For cold calling or prospecting calls:

“I’m not interested”

Response one:

“Quick question: Does that mean you’re not interested at this moment, but in a few months things could change, and I should keep in touch?”

Response two:

“Who else at your company do you think might have a need for something like this?”

Response three:

“I’m with you – quick question though: are you the right contact for this, or is there another department (or person) I should check with?”

Response four:

“When should I check back with you?”

[If given a date]

“Great. So I can be more prepared for that, quick question: are you the right contact for this?” (Then add other qualifying questions)

Response five:

“If you were to be interested, what is the typical (volume, amount, frequency, etc.) that you normally order/use/need?”

[If they tell you]

“And who do you normally get that from?”

Response six:

“When was the last time you were interested in something like this?”

Response seven:

“And what would have to change for you to be more open to something like this in the future?”

Response eight:

“Should I lose your number or put you on a 6-month follow up call?” (Say with a BIG smile!)

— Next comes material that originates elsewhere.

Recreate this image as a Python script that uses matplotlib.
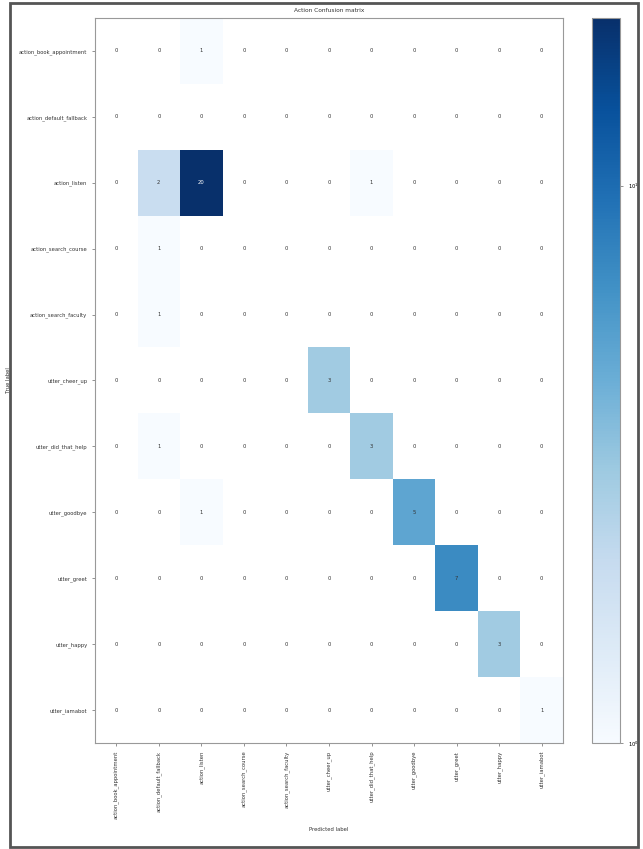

[If call back in 6 months]

“Great. What should I keep an eye out for in between then?”

Response nine:

“The next time you are interested in (your product), could I get back with you and see if we can help?”

[If yes]

“When should I follow back up with you?”

Response ten:

“Thanks for letting me know up front. If I were to get back with you in the future, what would I have to have to get you to be more open to something like this?

So there you have it. Eighteen more ways of handling the “I’m not interested” objection. Make sure to customize these to fit your product or service and to fit your personality. Once you find one that feels right, and that gets your prospects to open up, then stick with it and practice it over and over again. Remember: practice of the right responses will always make perfect.